▶ **Your goal**: Skip all pictures, then copy the lines from the start of the data through the line with "sd_pts = [0.031, 0.046, 0.390, 0.483, 0.700]", keeping both ends.
|---|
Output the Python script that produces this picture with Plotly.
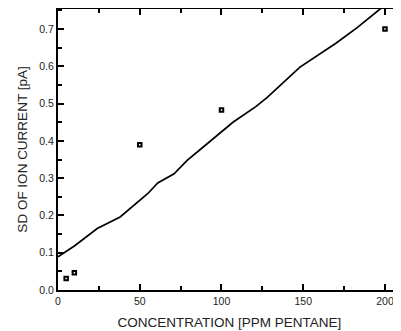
import plotly.graph_objects as go

# Measured points
conc_pts = [5, 10, 50, 100, 200]
sd_pts = [0.031, 0.046, 0.390, 0.483, 0.700]

# Fitted/model line
conc_line = [0, 10, 24, 38, 55, 61, 71, 79, 87, 107, 121, 128, 148, 170, 183, 197, 201]
sd_line = [0.089, 0.118, 0.165, 0.196, 0.259, 0.287, 0.312, 0.348, 0.377, 0.450,
           0.492, 0.517, 0.598, 0.662, 0.704, 0.754, 0.764]

x_ticks = [0, 50, 100, 150, 200]
y_ticks = [0.0, 0.1, 0.2, 0.3, 0.4, 0.5, 0.6, 0.7]
y_labels = ["0.0", "0.1", "0.2", "0.3", "0.4", "0.5", "0.6", "0.7"]

XR = [0, 209.8]
YR = [0, 0.754]

fig = go.Figure()
fig.add_trace(go.Scatter(x=conc_line, y=sd_line, mode="lines",
                         line=dict(color="black", width=1.7), showlegend=False))
fig.add_trace(go.Scatter(x=conc_pts, y=sd_pts, mode="markers",
                         marker=dict(symbol="square-open", size=3.5, color="black",
                                     line=dict(width=2, color="black")),
                         showlegend=False))
# invisible trace for top axis
fig.add_trace(go.Scatter(x=[0], y=[0], xaxis="x2", mode="markers",
                         marker=dict(opacity=0), showlegend=False, hoverinfo="skip"))

fam = "Liberation Sans, Arial, sans-serif"
tc = "#222"
tick_kw = dict(ticks="inside", ticklen=6, tickwidth=1.6, tickcolor="black")
line_kw = dict(showline=True, linecolor="black", linewidth=2, showgrid=False, zeroline=False)

fig.update_layout(
    width=393, height=323,
    margin=dict(l=49.5, r=0, t=1, b=41),
    paper_bgcolor="white", plot_bgcolor="white",
    font=dict(family=fam, color=tc),
    xaxis=dict(range=XR, tickvals=x_ticks, ticktext=[str(v) for v in x_ticks],
               minor=dict(dtick=25, tick0=0, ticks="inside", ticklen=4, tickwidth=1.6, tickcolor="black"),
               tickfont=dict(size=10.5, family=fam, color=tc),
               title=dict(text="CONCENTRATION [PPM PENTANE]", standoff=12,
                          font=dict(size=13.5, family=fam, color=tc)),
               **tick_kw, **line_kw),
    xaxis2=dict(range=XR, overlaying="x", side="top", tickvals=x_ticks, showticklabels=False,
                minor=dict(dtick=25, tick0=0, ticks="inside", ticklen=4, tickwidth=1.6, tickcolor="black"),
                **tick_kw, **line_kw),
    yaxis=dict(range=YR, tickvals=y_ticks, ticktext=y_labels,
               minor=dict(dtick=0.05, tick0=0, ticks="inside", ticklen=4, tickwidth=1.6, tickcolor="black"),
               tickfont=dict(size=10.5, family=fam, color=tc),
               title=dict(text="SD OF ION CURRENT [pA]", standoff=9,
                          font=dict(size=13.5, family=fam, color=tc)),
               **tick_kw, **line_kw),
)

fig.write_html("out.html")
|---|
▶ **Task result**:
Output the Python script that produces this picture with Plotly.
import plotly.graph_objects as go

# Measured points
conc_pts = [5, 10, 50, 100, 200]
sd_pts = [0.031, 0.046, 0.390, 0.483, 0.700]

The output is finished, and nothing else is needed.